Olajuwon: 'I would love today's NBA'
Here's a refreshing concept: Retired sports great shows deep appreciation for the way the sport has evolved since his retirement.
Hall of fame center Hakeem Olajuwon is one of the best, most decorated, most revered NBA big men of all time. So one might assume that the 12-time All-Star, two-time champion, two-time Defensive Player of the Year, and onetime league MVP would be dismayed by the smaller, post-averse, 3-point-heavy dimension the league has taken. After all, scads of other bygone stars have expressed skepticism or outright disdain for the modern game, from Oscar Robertson to Kareem Abdul-Jabbar to Charles Oakley to Tracy McGrady and beyond. Charles Barkley even went so far as to call today's NBA the "worst I've ever seen."
Olajuwon, though, shares no such misgivings.
"I would love today's NBA," he wrote in a Players' Tribune essay published Tuesday. "It's like when I was a freshman in college and didn't know what a center should act like - so I pretended I was a guard. I didn't want to have a position at all."

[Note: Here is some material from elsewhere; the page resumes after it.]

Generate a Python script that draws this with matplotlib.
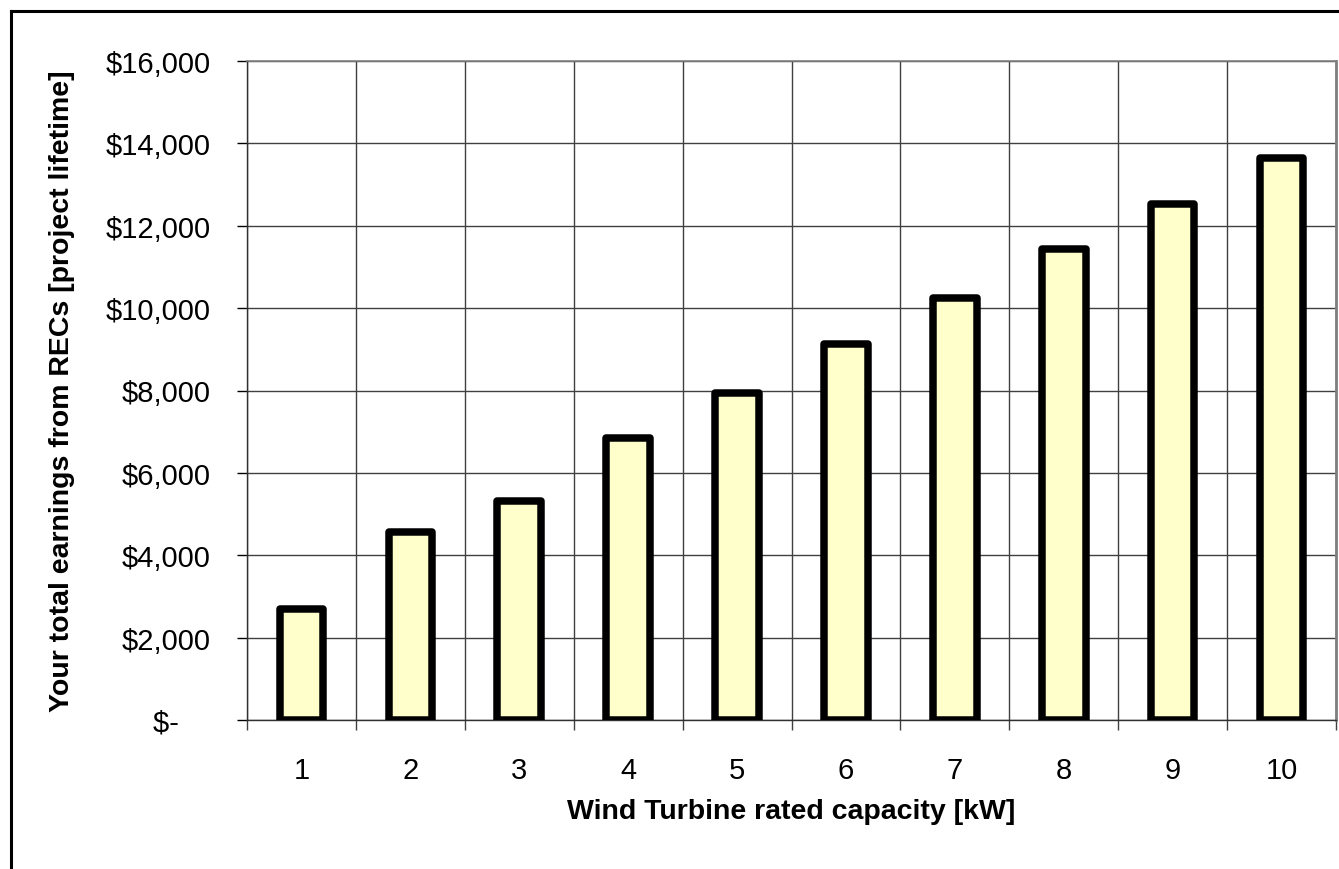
import matplotlib
matplotlib.use('Agg')
import matplotlib.pyplot as plt
from matplotlib.lines import Line2D
from matplotlib.ticker import FuncFormatter, FixedLocator

# DATA
capacity_kw = [1, 2, 3, 4, 5, 6, 7, 8, 9, 10]
rec_earnings = [2700, 4560, 5320, 6850, 7940, 9130, 10240, 11430, 12520, 13640]
y_ticks = [0, 2000, 4000, 6000, 8000, 10000, 12000, 14000, 16000]

x_label = 'Wind Turbine rated capacity [kW]'
y_label = 'Your total earnings from RECs [project lifetime]'

plt.rcParams['font.family'] = ['Liberation Sans', 'DejaVu Sans']


def money(v, pos):
    if v == 0:
        return '$-    '
    return f'${v:,.0f}'


def main():
    fig = plt.figure(figsize=(13.39, 8.70), dpi=100)
    ax = fig.add_axes([247 / 1339, 1 - 721 / 870, 1089 / 1339, 659 / 870])

    # BARS
    ax.bar(capacity_kw, rec_earnings, width=0.4, color='#FFFFCC',
           edgecolor='black', linewidth=5.4, joinstyle='round', zorder=3)

    # AXES LIMITS AND TICKS
    ax.set_xlim(0.5, len(capacity_kw) + 0.5)
    ax.set_ylim(y_ticks[0], y_ticks[-1])
    ax.set_yticks(y_ticks)
    ax.yaxis.set_major_formatter(FuncFormatter(money))
    ax.set_xticks(capacity_kw)
    ax.set_xticklabels([str(c) for c in capacity_kw])
    boundaries = [c + 0.5 for c in range(0, len(capacity_kw) + 1)]
    ax.xaxis.set_minor_locator(FixedLocator(boundaries))

    ax.tick_params(axis='y', which='major', direction='out', length=7,
                   width=1, labelsize=21, pad=19, colors='black')
    ax.tick_params(axis='x', which='major', length=0, labelsize=21, pad=26)
    ax.tick_params(axis='x', which='minor', direction='out', length=7.5,
                   width=1, color='#404040')

    # GRID
    ax.grid(True, axis='y', which='major', color='#404040', linewidth=1, zorder=0)
    ax.grid(True, axis='x', which='minor', color='#404040', linewidth=1, zorder=0)
    ax.set_axisbelow(True)

    for side in ['left', 'bottom']:
        ax.spines[side].set_color('#303030')
        ax.spines[side].set_linewidth(1)
    ax.spines['top'].set_color('#808080')
    ax.spines['top'].set_linewidth(1.2)
    ax.spines['right'].set_color('#808080')
    ax.spines['right'].set_linewidth(2)

    # LABELS
    ax.set_xlabel(x_label, fontsize=20.5, fontweight='bold', labelpad=10)
    ax.set_ylabel(y_label, fontsize=20.5, fontweight='bold', labelpad=22)

    # OUTER CHART BORDER (LEFT AND TOP VISIBLE)
    fig.add_artist(Line2D([11 / 1339, 11 / 1339], [0, 1 - 12 / 870],
                          color='black', linewidth=2.2, transform=fig.transFigure))
    fig.add_artist(Line2D([11 / 1339, 1], [1 - 12 / 870, 1 - 12 / 870],
                          color='black', linewidth=2.2, transform=fig.transFigure))

    fig.savefig('out.png', dpi=100)


if __name__ == '__main__':
    main()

Olajuwon appreciates the way the modern game has helped "liberate big men from their traditional duties." He recalls being told early in his college days that his place was in the middle, and he had no business straying from the key.
"I didn't want to stay in the key," he writes. "I watched the guards and I was inspired by their creativity.
"The key was boring."
Olajuwon isn't concerned about bigs like him going extinct; he's excited by what they've grown capable of. The game isn't dying, it's just changing.
"Small ball won't eliminate big men, but it might eliminate our old ideas of positions," he writes. "Everyone likes to compare eras, but it's possible that today's big men are more skilled as all-around players than ever before. Look at guys like Draymond Green and LaMarcus Aldridge in this year's playoffs. I'm in awe of how they play like guards and centers at the same time.
"It almost makes me wish I was still playing today. I just feel bad for whoever has to guard a guy like Draymond Green right now."